I tak trafia do Alberty, gdzie kwitnie biznes związany z roponośnymi piaskami. To przyszłość dla każdego, kto chce uciec i szukać pieniędzy, a ona chce zdjąć z siebie to widmo długów, więc decyduje się spróbować swoich sił w zawodzie stricte męskim można by rzec. I zaczynają się problemy, bo nie dość, że praca ciężka – kopalnie, wielkie machiny i wielki wysiłek – to jeszcze nie każdy uważa, że ktoś taki, jak ona w ogóle może się do tego nadawać…



I taki jest ten komiks. O próbach odnalezienia się w miejscu, gdzie nie pasujemy. Szczególnie zdaniem innych. Taka historia o dorastaniu, o odpowiedzialności, ale i niegościnnym świecie. O seksizmie też. Jest tu polityka, jest rzut oka na degradację środowiska, jest temat migracji… No dużo jest rzeczy, każdy pewnie odczyta to po swojemu, każdy coś innego zauważy. Dla jednych będzie to „tylko” opowieść biograficzna, ot ciekawostka z intrygującego okresu w życiu autorki, inni będą doszukiwać się czegoś więcej. I każdy będzie w sumie rację. Swoją rację.

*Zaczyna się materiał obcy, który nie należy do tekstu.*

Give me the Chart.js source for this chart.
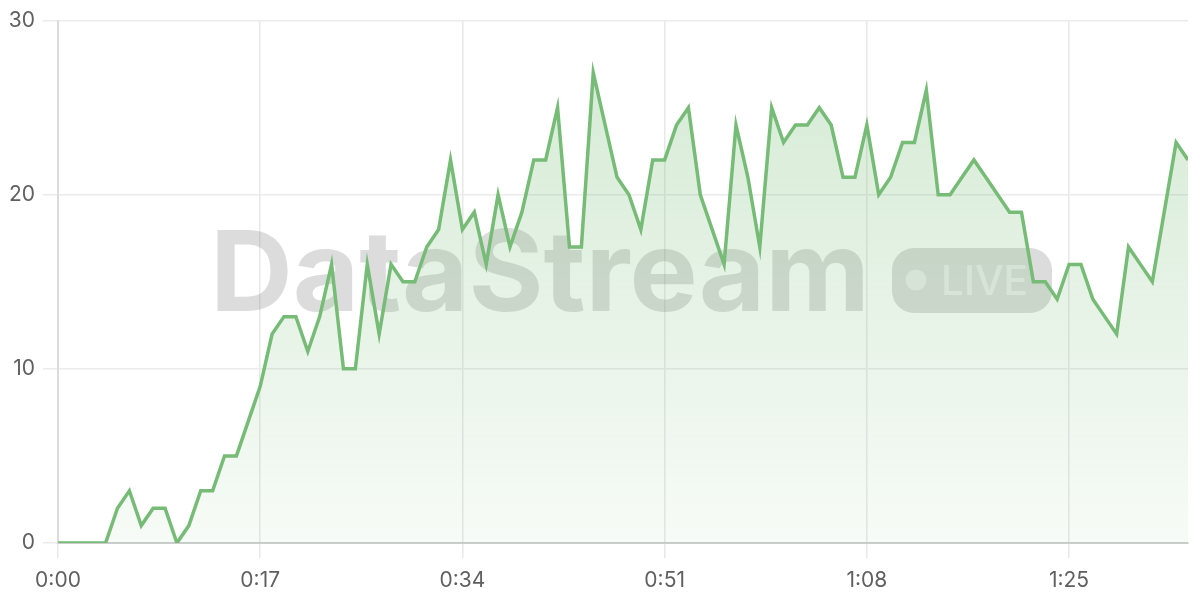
<!DOCTYPE html>
<html>
<head>
<meta charset="utf-8">
<title>DataStream live</title>
<script src="https://cdn.jsdelivr.net/npm/chart.js@4.4.1/dist/chart.umd.min.js"></script>
<style>
  html, body { margin: 0; padding: 0; background: #fff; }
  #wrap { width: 1200px; height: 600px; position: relative; }
</style>
</head>
<body>
<div id="wrap"><canvas id="live-chart"></canvas></div>
<script>
// elapsed seconds, one sample per second
const seconds = [
  0, 1, 2, 3, 4, 5, 6, 7, 8, 9, 10, 11, 12, 13, 14, 15, 16, 17, 18, 19,
  20, 21, 22, 23, 24, 25, 26, 27, 28, 29, 30, 31, 32, 33, 34, 35, 36, 37, 38, 39,
  40, 41, 42, 43, 44, 45, 46, 47, 48, 49, 50, 51, 52, 53, 54, 55, 56, 57, 58, 59,
  60, 61, 62, 63, 64, 65, 66, 67, 68, 69, 70, 71, 72, 73, 74, 75, 76, 77, 78, 79,
  80, 81, 82, 83, 84, 85, 86, 87, 88, 89, 90, 91, 92, 93, 94, 95
];
const values = [
  0, 0, 0, 0, 0, 2, 3, 1, 2, 2, 0, 1, 3, 3, 5, 5, 7, 9, 12, 13,
  13, 11, 13, 16, 10, 10, 16, 12, 16, 15, 15, 17, 18, 22, 18, 19, 16, 20, 17, 19,
  22, 22, 25, 17, 17, 27, 24, 21, 20, 18, 22, 22, 24, 25, 20, 18, 16, 24, 21, 17,
  25, 23, 24, 24, 25, 24, 21, 21, 24, 20, 21, 23, 23, 26, 20, 20, 21, 22, 21, 20,
  19, 19, 15, 15, 14, 16, 16, 14, 13, 12, 17, 16, 15, 19, 23, 22
];
const xTicks = [0, 17, 34, 51, 68, 85];
const yTicks = [0, 10, 20, 30];

const GREEN = '#76bb76';
const TICK_FONT = { family: 'Inter, "Open Sans", sans-serif', size: 21 };

function fmtTime(v) {
  const m = Math.floor(v / 60);
  const s = v % 60;
  return m + ':' + (s < 10 ? '0' : '') + s;
}

// watermark behind the line
const watermark = {
  id: 'watermark',
  beforeDatasetsDraw(chart) {
    const ctx = chart.ctx;
    ctx.save();
    ctx.fillStyle = 'rgba(120,120,120,0.26)';
    ctx.font = 'bold 112px Inter, "Liberation Sans", sans-serif';
    ctx.textBaseline = 'alphabetic';
    const txt = 'DataStream';
    const w = ctx.measureText(txt).width;
    ctx.translate(210, 311);
    ctx.scale(660 / w, 1);
    ctx.fillText(txt, 0, 0);
    ctx.restore();

    // LIVE pill
    ctx.save();
    ctx.fillStyle = 'rgba(120,120,120,0.26)';
    ctx.beginPath();
    ctx.roundRect(892, 248, 160, 65, 22);
    ctx.fill();
    ctx.fillStyle = 'rgba(255,255,255,0.5)';
    ctx.beginPath();
    ctx.arc(916, 280, 10.5, 0, Math.PI * 2);
    ctx.fill();
    ctx.font = '500 41px Inter, "Liberation Sans", sans-serif';
    ctx.textBaseline = 'alphabetic';
    const lw = ctx.measureText('LIVE').width;
    ctx.translate(941, 295);
    ctx.scale(87 / lw, 1);
    ctx.fillText('LIVE', 0, 0);
    ctx.restore();
  }
};

function init() {
  const canvasEl = document.getElementById('live-chart');
  if (!canvasEl || typeof Chart === 'undefined') return;

  new Chart(canvasEl, {
    type: 'line',
    data: {
      labels: seconds,
      datasets: [{
        data: values,
        borderColor: GREEN,
        borderWidth: 3.5,
        tension: 0,
        pointRadius: 0,
        fill: 'origin',
        backgroundColor: function(ctx) {
          const area = ctx.chart.chartArea;
          if (!area) return 'rgba(118,187,118,0.2)';
          const g = ctx.chart.ctx.createLinearGradient(0, area.top, 0, area.bottom);
          g.addColorStop(0, 'rgba(118,187,118,0.32)');
          g.addColorStop(1, 'rgba(118,187,118,0.06)');
          return g;
        }
      }]
    },
    options: {
      responsive: true,
      maintainAspectRatio: false,
      animation: false,
      layout: { padding: { top: 20, right: 12, left: 0, bottom: 0 } },
      plugins: { legend: { display: false }, tooltip: { enabled: false } },
      scales: {
        x: {
          type: 'linear',
          min: 0,
          max: 95,
          afterBuildTicks: function(scale) { scale.ticks = xTicks.map(function(v) { return { value: v }; }); },
          afterFit: function(scale) { scale.height = 57; },
          ticks: { color: '#606060', font: TICK_FONT, padding: 10, maxRotation: 0, callback: fmtTime },
          grid: { color: '#e8e8e8', lineWidth: 1.5, tickLength: 15, tickColor: '#e8e8e8' },
          border: { color: '#cccccc', width: 2 }
        },
        y: {
          min: 0,
          max: 30,
          afterBuildTicks: function(scale) { scale.ticks = yTicks.map(function(v) { return { value: v }; }); },
          afterFit: function(scale) { scale.width = 58; },
          ticks: { color: '#606060', font: TICK_FONT, padding: 8 },
          grid: { color: '#ebebeb', lineWidth: 1.5, tickLength: 15, tickColor: '#ebebeb' },
          border: { color: '#dcdcdc', width: 2 }
        }
      }
    },
    plugins: [watermark]
  });
}

document.addEventListener('DOMContentLoaded', init);
</script>
</body>
</html>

A album po prostu warto przeczytać. To, że poleca go Barack Obama to dla mnie żadna zachęta – akurat polecajki polityków wszelkiej maści częściej mnie zniechęcają, niż kuszą – ale już przyznane nagrody tak. Tych nagród to sporo zgarnął i komiks, i autorka, i całkiem słusznie, bo Beaton fajnie to wszystko opowiada. Lekko, ale z emocjami, szczerze, sympatycznie, bez zbędnego wnikania w detale. To opowieść o niej, a nie zajęciu, jakiego się podejmowała, choć o nim przecież też. O przemianach. Dużo tu rozmawiania, dużo takich prostych, zwyczajnych spraw, codzienności, interakcji. I naprawdę dobrze jej to wychodzi.



A jeszcze prostym stylem, cartoonowym i odartym z kolorów na rzecz odcieni szarości, bardzo przyjemnie to ilustruje. Ta szarość szaty graficznej, korespondująca z szarością tamtych dni, ma swój urok, klimat i w ogóle. A całość fajnie się składa, dopełnia wzajemnie i tworzy coś, co poznać warto, w co warto się wgryźć i po prostu poznać.